Após 30 anos de liberdade, a ICAR, que fez um percurso discreto de transição para a democracia, decorrido o período de nojo a que a cumplicidade com a ditadura aconselhava, reapareceu com a manha de sempre, não a promover a igualdade de todos os cidadãos perante a lei, mas a exigir mais igualdade para alguns ? neste caso para si. Reivindica como fonte do direito a tradição e a Concordata, uma e outra anacrónicas, ambas a merecer que o pudor as esquecesse.

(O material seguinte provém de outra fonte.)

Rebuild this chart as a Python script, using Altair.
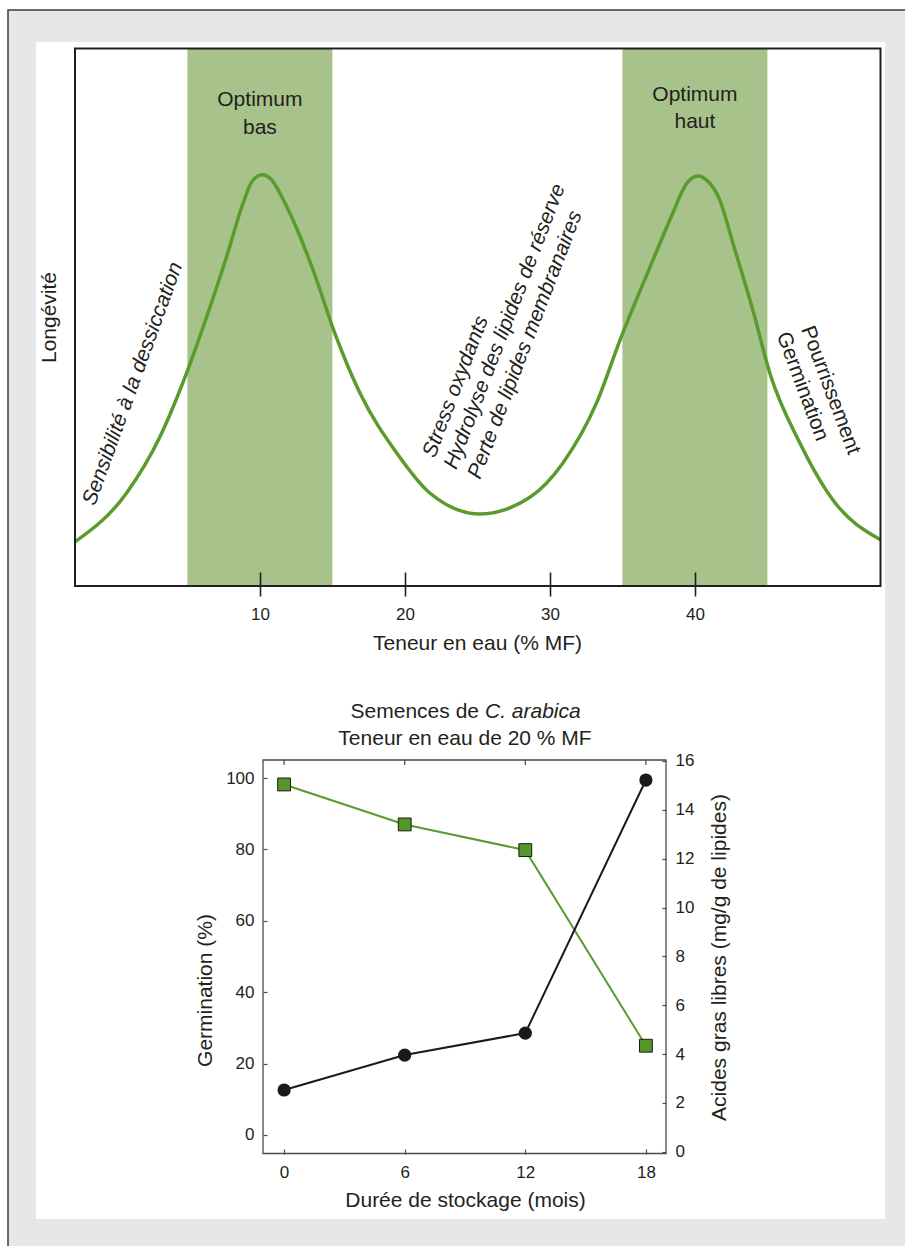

O regime democrático prescindiu do direito de veto às nomeações episcopais e abdicou de ter a Igreja Católica refém. Esta, porém, não prescinde de privilégios adquiridos por um tratado obsoleto que a ditadura celebrou com um papa autoritário e anti-semita.

A chantagem sobre o Governo de Cavaco Silva permitiu-lhe obter de forma indigna um canal de televisão cuja falência conduziu ao fracasso de projectos mais ambiciosos de domínio da sociedade portuguesa.

Agora, com o Governo de Durão Barroso e a cumplicidade do PS, a ICAR obteve uma lei da liberdade religiosa profundamente iníqua e com a doutrina a ser vertida na nova concordata. O PSD e o CDS, de cócoras, e o PS e o PCP, genuflectidos, deixam Portugal, algures entre a França e o Afeganistão, com um tratado iníquo sofrivelmente compatível com a Constituição. A igualdade dos cidadãos perante a lei é uma miragem e o carácter laico do Estado uma quimera.

Continua fidelíssimo o reino. Não pensa, reza. Não se revolta, benze-se. Não se revê na Assembleia da República, deixa-se representar pela Conferência Episcopal, detentora de direitos especiais.

A Concordata não pode ser uma prenda oferecida a um pontífice pela passagem do seu 84.º aniversário, nem a Universidade Católica a contrapartida da oferta da batina do 3.º milagre a Fátima ou das promoções a beatos e santos prometidas para duas dezenas de bem-aventurados portugueses que aguardam transporte para os altares. Foi a instituição de uma suave Sharia romana com o empenhamento das sacristias, a orquestração da nunciatura e a cobardia dos aparelhos partidários.

Portugal está a caminho de tornar-se um protectorado do Vaticano, vergado ao peso da Cúria, asfixiado pelo incenso, afogado em água benta.

A revisão da Concordata deu lugar à prepotência clerical contra a sociedade laica, acolhida por um governo beato, com um país atónito e a oposição atordoada.

A santa aliança protagonizada pelo arco totalitário dos devotos em torno da imposição da fé e da exigência de privilégios para uma religião, substitui o trabalho de evangelização, de resultados duvidosos, pela prepotência estatal de eficácia mais provável.

As democracias sujeitam-se ao escrutínio eleitoral, as teocracias impõem o arbítrio eclesiástico apelidado de vontade divina.